Despite her fulfilling public life, her private life was not always happy. Her husband eventually suggested that she take a lover, and they drew up a written contract to that effect. Thus in later life she courted a succession of younger men with her husband's consent. And yes, she spent the last 20 years of her life writing acclaimed poetry. Marie Stopes died in 1958.

There was a theory investigated by the Channel Four television series, Secret Lives that Marie Stopes a had a hidden agenda in encouraging birth control rights for women.

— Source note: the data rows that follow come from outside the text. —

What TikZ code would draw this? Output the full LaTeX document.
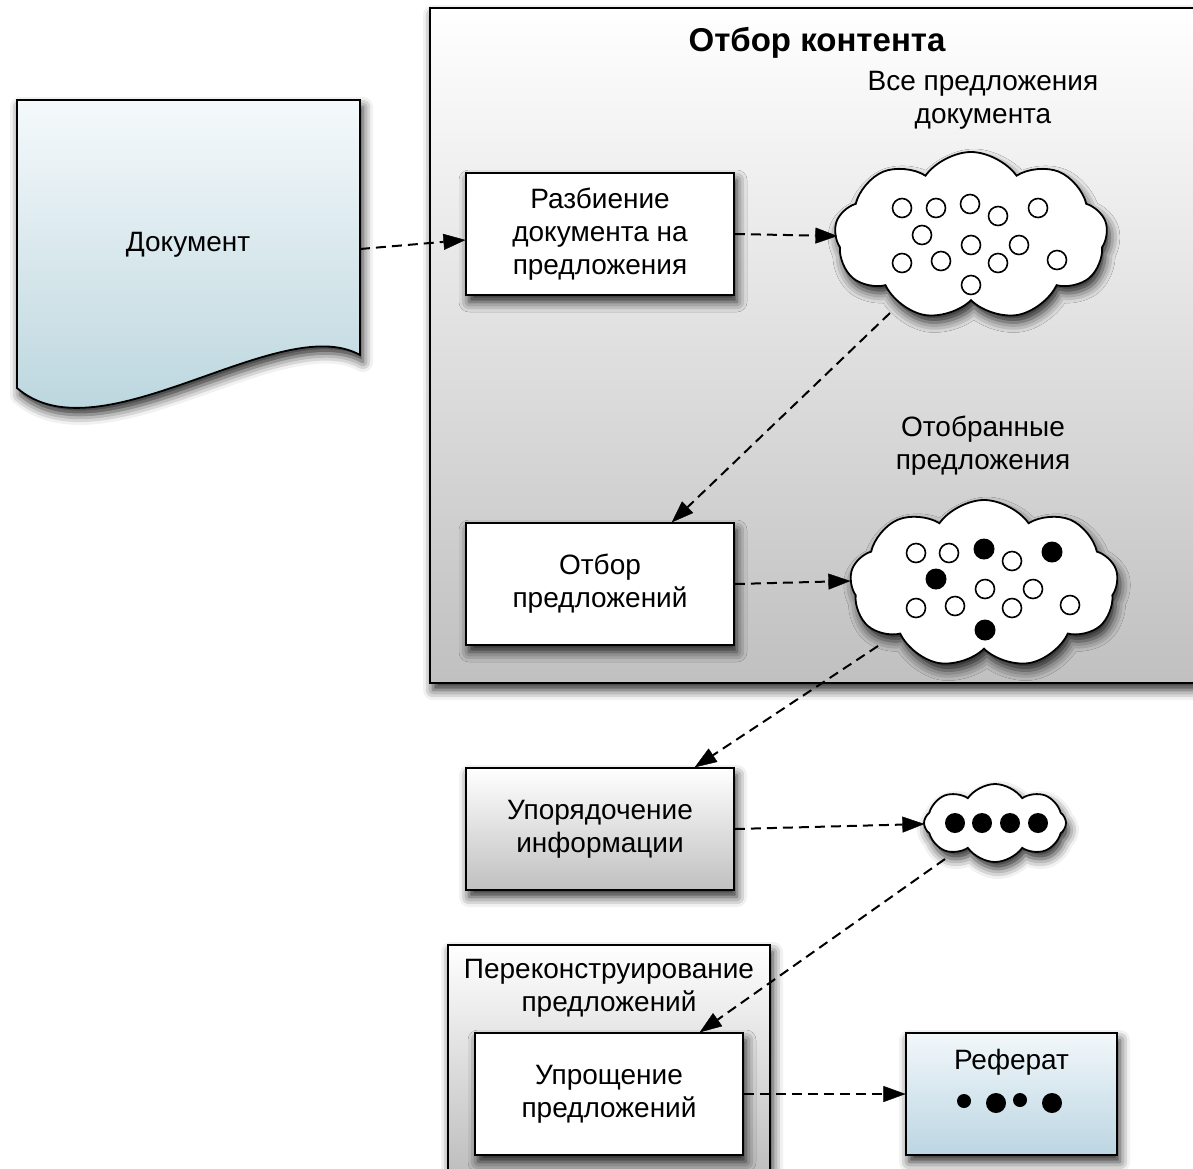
\documentclass[tikz,border=0pt]{standalone}
\usepackage{fontspec}
\setmainfont{Liberation Sans}
\usetikzlibrary{shapes.symbols,arrows.meta,shadows.blur,calc}
\definecolor{docTop}{HTML}{F5F9FB}
\definecolor{docBot}{HTML}{B3D1DA}
\definecolor{refTop}{HTML}{F2F7FA}
\definecolor{refBot}{HTML}{BCD6E3}
\definecolor{grayBot}{HTML}{C0C0C0}
\definecolor{grayBotB}{HTML}{A8A8A8}
\begin{document}
\begin{tikzpicture}[x=1pt,y=-1pt,
  every node/.style={font=\fontsize{28}{33}\selectfont},
  sh/.style={blur shadow={shadow xshift=3pt,shadow yshift=-7pt,shadow blur radius=10pt,shadow opacity=85}},
  box/.style={draw=black,line width=1.8pt,fill=white,minimum width=268pt,minimum height=122pt,align=center,inner sep=0pt,sh},
  gbox/.style={box,top color=white,bottom color=grayBot},
  cld/.style={cloud,cloud puff arc=110,cloud ignores aspect,draw=black,line width=1.8pt,fill=white,inner sep=0pt,sh},
  opendot/.style={draw=black,line width=1.6pt,fill=white},
  arr/.style={line width=2pt,dash pattern=on 10pt off 6pt,-{Triangle[length=22pt,width=16pt,fill=black,line width=0.4pt,round]}},
  lbl/.style={align=center,inner sep=0pt}
]
\useasboundingbox (0,0) rectangle (1193,1168);

% Document shape
\draw[line width=1.8pt,top color=docTop,bottom color=docBot,sh]
  (17,100) -- (360,100) -- (360,355) .. controls (280,310) and (100,460) .. (17,388) -- cycle;
\node (doc) at (188,245) {Документ};
\coordinate (docR) at (360,249);

% Content selection container
\node[draw=black,line width=1.8pt,top color=white,bottom color=grayBot,minimum width=800pt,minimum height=675pt,inner sep=0pt,sh] (cs) at (830,345.5) {};
\node[font=\bfseries\fontsize{33}{40}\selectfont] (title) at (817,43) {Отбор контента};
\node[lbl] (l1) at (983,100) {Все предложения\\документа};
\node[lbl] (l2) at (983,446) {Отобранные\\предложения};

\node[box] (b1) at (600,234) {Разбиение\\документа на\\предложения};
\node[box] (b2) at (600,584) {Отбор\\предложений};

\node[cld,cloud puffs=9,minimum width=273pt,minimum height=168pt] (c1) at (971,236) {};
\foreach \p in {(902,208),(936,208),(970,204),(998,216),(1038,208),(922,235),(971,245),(1019,245),(902,263),(941,261),(998,263),(1057,260),(971,285)}
  \draw[opendot] \p circle (9.5pt);

\node[cld,cloud puffs=9,minimum width=268pt,minimum height=168pt] (c2) at (984,584) {};
\foreach \p in {(916,553),(949,553),(1012,561),(985,589),(1033,589),(916,608),(955,606),(1012,608),(1070,605)}
  \draw[opendot] \p circle (9.5pt);
\foreach \p in {(984,549),(1052,552),(936,579),(985,630)}
  \fill[black] \p circle (10.5pt);

% Ordering
\node[gbox] (b3) at (600,829) {Упорядочение\\информации};
\node[cld,cloud puffs=8,minimum width=142pt,minimum height=78pt] (c3) at (995,823) {};
\foreach \p in {(955,823),(982,823),(1010,823),(1038,823)}
  \fill[black] \p circle (10pt);

% Reconstruction container
\node[draw=black,line width=1.8pt,top color=white,bottom color=grayBotB,minimum width=322pt,minimum height=305pt,inner sep=0pt,sh] (cr) at (609,1097.5) {};
\node[lbl] (l3) at (609,988) {Переконструирование\\предложений};
\node[box] (b4) at (609,1094) {Упрощение\\предложений};

% Summary
\node[draw=black,line width=1.8pt,top color=refTop,bottom color=refBot,minimum width=211pt,minimum height=122pt,inner sep=0pt,sh] (ref) at (1011.5,1094) {};
\node (reft) at (1011.5,1062) {Реферат};
\fill[black] (964,1101) circle (7pt) (996,1103) circle (10pt) (1020,1100) circle (7pt) (1052,1103) circle (10pt);

% Connectors
\draw[arr] (docR) -- ($(b1.west)+(0,6)$);
\draw[arr] (b1.east) -- ($(c1.center)+(-134,0)$);
\draw[arr] ($(c1.center)+(-81,77)$) -- ($(b2.north)+(72,0)$);
\draw[arr] (b2.east) -- ($(c2.center)+(-134,-3)$);
\draw[arr] ($(c2.center)+(-106,62)$) -- ($(b3.north)+(95,0)$);
\draw[arr] (b3.east) -- ($(c3.center)+(-71,1)$);
\draw[arr] ($(c3.center)+(-50,36)$) -- ($(b4.north)+(91,0)$);
\draw[arr] (b4.east) -- (ref.west);
\end{tikzpicture}
\end{document}
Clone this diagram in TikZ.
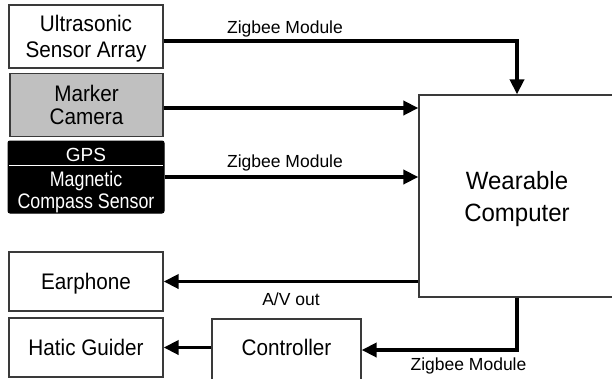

The theory goes that Stopes felt that the rich in the world were supporting the poor. In her own educated way she felt that the poor were doing nothing to help themselves and therefore they were a burden upon society, breeding exessively and expecting others (the rich) to support them. Much like the Darwinist theory of survival of the fittest. Hence her belief that if women had more access to birth control the number of children per household would drop and subsequently poverty would be more controlable. Of course publicly, Stopes encouraged birth control as a way in which women could control their own bodies and not as a means of social control.

The programme also investigated Stopes own private life, discussing that her own son was brought up entirely at home without any contact with outside influences, especially children. He was treated as a social experiment as Stopes believed she could 'create' the perfect citizen.